**Exercise description:** Take the lines from the beginning of the material through the line containing "const yTitle = 'CONVERSION" and retype them exactly, leaving the pictures out.
BEGIN Given information
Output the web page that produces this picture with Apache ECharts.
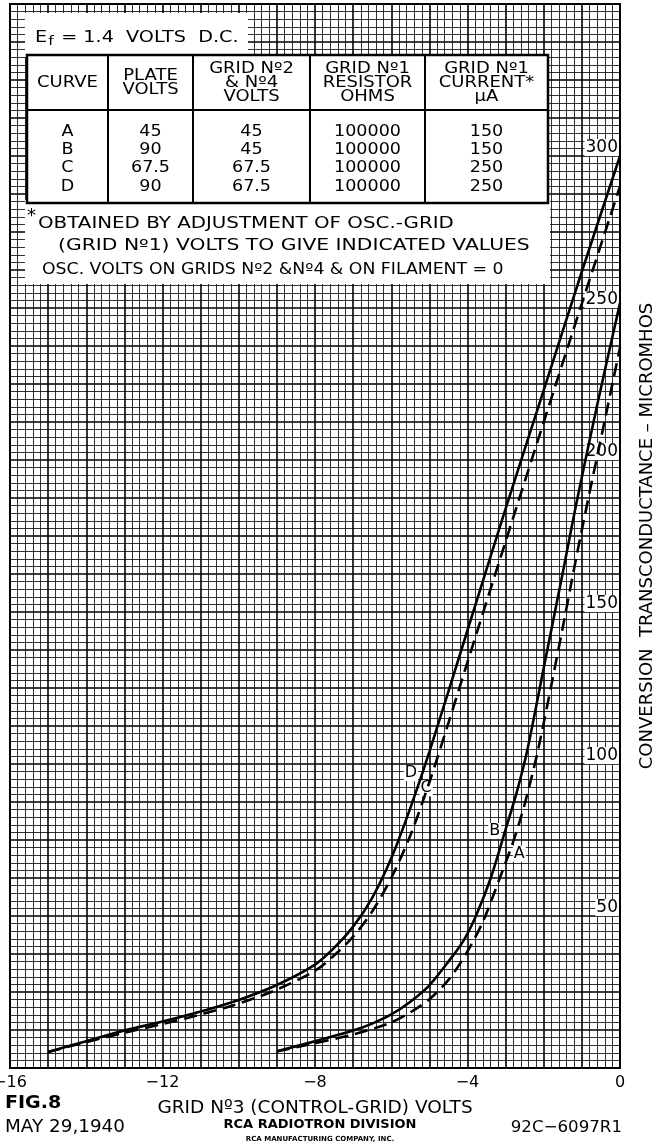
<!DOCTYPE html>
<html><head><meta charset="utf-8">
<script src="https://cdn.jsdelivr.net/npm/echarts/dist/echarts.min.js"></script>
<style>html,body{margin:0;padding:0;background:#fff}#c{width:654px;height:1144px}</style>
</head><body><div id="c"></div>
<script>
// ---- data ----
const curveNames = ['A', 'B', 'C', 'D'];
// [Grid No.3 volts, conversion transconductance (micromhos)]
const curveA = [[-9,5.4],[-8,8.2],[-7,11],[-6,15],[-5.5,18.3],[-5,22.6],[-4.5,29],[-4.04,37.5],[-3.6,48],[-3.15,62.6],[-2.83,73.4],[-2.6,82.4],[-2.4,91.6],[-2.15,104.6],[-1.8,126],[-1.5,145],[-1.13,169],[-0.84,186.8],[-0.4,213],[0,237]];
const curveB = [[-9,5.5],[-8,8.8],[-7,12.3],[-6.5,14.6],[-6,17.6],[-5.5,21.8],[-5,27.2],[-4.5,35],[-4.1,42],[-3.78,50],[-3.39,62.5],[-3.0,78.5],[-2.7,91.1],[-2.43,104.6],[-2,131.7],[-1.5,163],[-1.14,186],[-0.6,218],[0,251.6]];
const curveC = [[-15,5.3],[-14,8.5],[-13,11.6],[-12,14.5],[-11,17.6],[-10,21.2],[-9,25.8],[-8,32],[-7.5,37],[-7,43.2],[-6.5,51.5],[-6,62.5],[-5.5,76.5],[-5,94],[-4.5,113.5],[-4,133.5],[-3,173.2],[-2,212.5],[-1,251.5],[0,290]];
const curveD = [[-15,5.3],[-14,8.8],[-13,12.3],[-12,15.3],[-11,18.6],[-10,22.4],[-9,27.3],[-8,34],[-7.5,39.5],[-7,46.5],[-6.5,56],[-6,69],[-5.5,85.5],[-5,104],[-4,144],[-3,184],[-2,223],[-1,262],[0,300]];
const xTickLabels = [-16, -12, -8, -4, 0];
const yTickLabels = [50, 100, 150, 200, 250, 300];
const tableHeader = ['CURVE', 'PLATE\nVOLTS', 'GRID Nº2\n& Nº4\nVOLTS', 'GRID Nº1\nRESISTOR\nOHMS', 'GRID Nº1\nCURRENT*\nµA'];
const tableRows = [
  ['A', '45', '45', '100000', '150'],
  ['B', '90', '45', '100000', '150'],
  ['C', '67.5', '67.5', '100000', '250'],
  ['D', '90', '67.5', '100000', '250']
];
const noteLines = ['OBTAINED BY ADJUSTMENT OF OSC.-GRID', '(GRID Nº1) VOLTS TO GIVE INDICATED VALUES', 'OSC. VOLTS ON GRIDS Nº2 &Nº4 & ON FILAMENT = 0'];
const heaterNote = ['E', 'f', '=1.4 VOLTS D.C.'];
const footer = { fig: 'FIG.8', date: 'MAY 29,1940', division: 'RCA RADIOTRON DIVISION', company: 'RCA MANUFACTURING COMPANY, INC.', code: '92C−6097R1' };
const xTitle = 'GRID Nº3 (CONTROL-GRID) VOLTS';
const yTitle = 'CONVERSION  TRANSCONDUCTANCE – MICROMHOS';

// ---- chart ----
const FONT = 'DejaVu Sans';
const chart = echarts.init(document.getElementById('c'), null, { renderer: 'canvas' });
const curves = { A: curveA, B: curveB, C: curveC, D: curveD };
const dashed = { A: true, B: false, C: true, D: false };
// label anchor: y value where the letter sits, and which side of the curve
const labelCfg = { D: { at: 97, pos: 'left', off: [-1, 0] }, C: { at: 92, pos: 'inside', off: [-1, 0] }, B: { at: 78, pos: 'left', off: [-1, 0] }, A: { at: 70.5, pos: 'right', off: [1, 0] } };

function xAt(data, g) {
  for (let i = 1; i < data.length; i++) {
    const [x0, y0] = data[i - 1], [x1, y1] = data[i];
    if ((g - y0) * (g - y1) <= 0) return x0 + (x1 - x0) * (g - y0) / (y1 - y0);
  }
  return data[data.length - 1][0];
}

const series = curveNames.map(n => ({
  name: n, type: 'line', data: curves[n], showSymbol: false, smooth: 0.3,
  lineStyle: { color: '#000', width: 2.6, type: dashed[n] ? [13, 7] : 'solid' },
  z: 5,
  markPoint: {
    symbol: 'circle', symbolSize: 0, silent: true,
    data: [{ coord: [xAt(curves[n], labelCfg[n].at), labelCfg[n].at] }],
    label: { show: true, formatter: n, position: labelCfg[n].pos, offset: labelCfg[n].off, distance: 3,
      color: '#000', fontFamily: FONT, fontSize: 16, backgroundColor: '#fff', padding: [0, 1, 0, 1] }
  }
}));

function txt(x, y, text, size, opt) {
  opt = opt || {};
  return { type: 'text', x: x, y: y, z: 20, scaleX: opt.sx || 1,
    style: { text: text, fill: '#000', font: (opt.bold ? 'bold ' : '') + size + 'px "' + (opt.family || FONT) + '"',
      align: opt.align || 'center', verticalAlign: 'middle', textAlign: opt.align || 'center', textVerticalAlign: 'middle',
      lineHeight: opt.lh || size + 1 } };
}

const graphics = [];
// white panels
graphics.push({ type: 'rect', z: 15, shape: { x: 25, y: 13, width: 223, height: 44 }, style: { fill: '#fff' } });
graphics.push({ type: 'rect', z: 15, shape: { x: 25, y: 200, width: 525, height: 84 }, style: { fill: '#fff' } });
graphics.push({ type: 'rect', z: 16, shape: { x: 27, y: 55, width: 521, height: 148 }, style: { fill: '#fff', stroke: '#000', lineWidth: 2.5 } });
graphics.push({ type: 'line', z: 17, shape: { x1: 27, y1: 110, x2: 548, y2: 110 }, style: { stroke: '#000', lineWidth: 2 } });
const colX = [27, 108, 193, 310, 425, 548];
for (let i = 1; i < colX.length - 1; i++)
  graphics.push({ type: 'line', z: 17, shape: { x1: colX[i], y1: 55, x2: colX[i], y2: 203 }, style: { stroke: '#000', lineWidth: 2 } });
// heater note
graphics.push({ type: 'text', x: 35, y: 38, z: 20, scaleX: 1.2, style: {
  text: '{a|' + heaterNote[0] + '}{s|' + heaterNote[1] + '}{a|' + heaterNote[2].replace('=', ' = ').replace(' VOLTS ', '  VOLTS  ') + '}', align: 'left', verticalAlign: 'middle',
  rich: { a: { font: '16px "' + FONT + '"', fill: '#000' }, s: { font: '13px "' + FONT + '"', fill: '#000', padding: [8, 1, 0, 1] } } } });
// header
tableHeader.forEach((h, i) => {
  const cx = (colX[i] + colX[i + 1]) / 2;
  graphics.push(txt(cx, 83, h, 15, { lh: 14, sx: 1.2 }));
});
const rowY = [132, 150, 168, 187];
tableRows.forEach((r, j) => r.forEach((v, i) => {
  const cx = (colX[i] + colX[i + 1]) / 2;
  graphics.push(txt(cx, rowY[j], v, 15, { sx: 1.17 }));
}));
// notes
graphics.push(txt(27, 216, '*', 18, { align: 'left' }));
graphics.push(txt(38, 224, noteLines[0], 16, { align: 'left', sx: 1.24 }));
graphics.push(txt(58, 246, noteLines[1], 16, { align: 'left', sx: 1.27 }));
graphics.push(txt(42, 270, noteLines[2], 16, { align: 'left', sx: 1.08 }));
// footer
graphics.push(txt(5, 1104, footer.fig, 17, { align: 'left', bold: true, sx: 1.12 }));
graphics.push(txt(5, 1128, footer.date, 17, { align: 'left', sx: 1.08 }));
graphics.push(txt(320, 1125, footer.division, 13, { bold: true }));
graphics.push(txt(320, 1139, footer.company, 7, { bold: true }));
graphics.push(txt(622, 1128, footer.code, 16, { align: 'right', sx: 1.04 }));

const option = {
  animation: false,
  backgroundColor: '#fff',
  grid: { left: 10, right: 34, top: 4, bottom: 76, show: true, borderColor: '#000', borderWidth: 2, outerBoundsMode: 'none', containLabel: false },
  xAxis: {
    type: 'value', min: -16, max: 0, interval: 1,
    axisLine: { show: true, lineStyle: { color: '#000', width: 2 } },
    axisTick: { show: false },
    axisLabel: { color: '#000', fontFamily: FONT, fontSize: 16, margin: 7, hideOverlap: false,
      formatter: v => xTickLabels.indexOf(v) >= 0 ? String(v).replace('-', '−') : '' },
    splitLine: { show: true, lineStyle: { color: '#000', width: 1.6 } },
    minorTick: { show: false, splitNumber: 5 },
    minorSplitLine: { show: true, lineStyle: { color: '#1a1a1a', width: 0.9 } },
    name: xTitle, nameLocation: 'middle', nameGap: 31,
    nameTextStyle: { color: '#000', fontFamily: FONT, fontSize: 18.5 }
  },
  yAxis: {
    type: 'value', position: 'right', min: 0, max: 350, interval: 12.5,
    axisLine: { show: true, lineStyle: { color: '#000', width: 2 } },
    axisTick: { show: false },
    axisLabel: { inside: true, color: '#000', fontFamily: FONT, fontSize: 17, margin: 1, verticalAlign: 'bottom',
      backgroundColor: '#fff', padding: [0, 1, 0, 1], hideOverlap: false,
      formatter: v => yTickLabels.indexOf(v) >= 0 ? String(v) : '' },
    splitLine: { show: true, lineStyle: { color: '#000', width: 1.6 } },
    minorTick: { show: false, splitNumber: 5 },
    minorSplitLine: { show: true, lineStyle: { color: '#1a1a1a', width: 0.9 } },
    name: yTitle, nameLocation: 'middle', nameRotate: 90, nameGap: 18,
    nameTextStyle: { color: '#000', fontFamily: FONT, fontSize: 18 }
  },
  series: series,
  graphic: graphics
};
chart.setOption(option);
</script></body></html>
END Given information
**The reply:**
Output the web page that produces this picture with Apache ECharts.
<!DOCTYPE html>
<html><head><meta charset="utf-8">
<script src="https://cdn.jsdelivr.net/npm/echarts/dist/echarts.min.js"></script>
<style>html,body{margin:0;padding:0;background:#fff}#c{width:654px;height:1144px}</style>
</head><body><div id="c"></div>
<script>
// ---- data ----
const curveNames = ['A', 'B', 'C', 'D'];
// [Grid No.3 volts, conversion transconductance (micromhos)]
const curveA = [[-9,5.4],[-8,8.2],[-7,11],[-6,15],[-5.5,18.3],[-5,22.6],[-4.5,29],[-4.04,37.5],[-3.6,48],[-3.15,62.6],[-2.83,73.4],[-2.6,82.4],[-2.4,91.6],[-2.15,104.6],[-1.8,126],[-1.5,145],[-1.13,169],[-0.84,186.8],[-0.4,213],[0,237]];
const curveB = [[-9,5.5],[-8,8.8],[-7,12.3],[-6.5,14.6],[-6,17.6],[-5.5,21.8],[-5,27.2],[-4.5,35],[-4.1,42],[-3.78,50],[-3.39,62.5],[-3.0,78.5],[-2.7,91.1],[-2.43,104.6],[-2,131.7],[-1.5,163],[-1.14,186],[-0.6,218],[0,251.6]];
const curveC = [[-15,5.3],[-14,8.5],[-13,11.6],[-12,14.5],[-11,17.6],[-10,21.2],[-9,25.8],[-8,32],[-7.5,37],[-7,43.2],[-6.5,51.5],[-6,62.5],[-5.5,76.5],[-5,94],[-4.5,113.5],[-4,133.5],[-3,173.2],[-2,212.5],[-1,251.5],[0,290]];
const curveD = [[-15,5.3],[-14,8.8],[-13,12.3],[-12,15.3],[-11,18.6],[-10,22.4],[-9,27.3],[-8,34],[-7.5,39.5],[-7,46.5],[-6.5,56],[-6,69],[-5.5,85.5],[-5,104],[-4,144],[-3,184],[-2,223],[-1,262],[0,300]];
const xTickLabels = [-16, -12, -8, -4, 0];
const yTickLabels = [50, 100, 150, 200, 250, 300];
const tableHeader = ['CURVE', 'PLATE\nVOLTS', 'GRID Nº2\n& Nº4\nVOLTS', 'GRID Nº1\nRESISTOR\nOHMS', 'GRID Nº1\nCURRENT*\nµA'];
const tableRows = [
  ['A', '45', '45', '100000', '150'],
  ['B', '90', '45', '100000', '150'],
  ['C', '67.5', '67.5', '100000', '250'],
  ['D', '90', '67.5', '100000', '250']
];
const noteLines = ['OBTAINED BY ADJUSTMENT OF OSC.-GRID', '(GRID Nº1) VOLTS TO GIVE INDICATED VALUES', 'OSC. VOLTS ON GRIDS Nº2 &Nº4 & ON FILAMENT = 0'];
const heaterNote = ['E', 'f', '=1.4 VOLTS D.C.'];
const footer = { fig: 'FIG.8', date: 'MAY 29,1940', division: 'RCA RADIOTRON DIVISION', company: 'RCA MANUFACTURING COMPANY, INC.', code: '92C−6097R1' };
const xTitle = 'GRID Nº3 (CONTROL-GRID) VOLTS';
const yTitle = 'CONVERSION  TRANSCONDUCTANCE – MICROMHOS';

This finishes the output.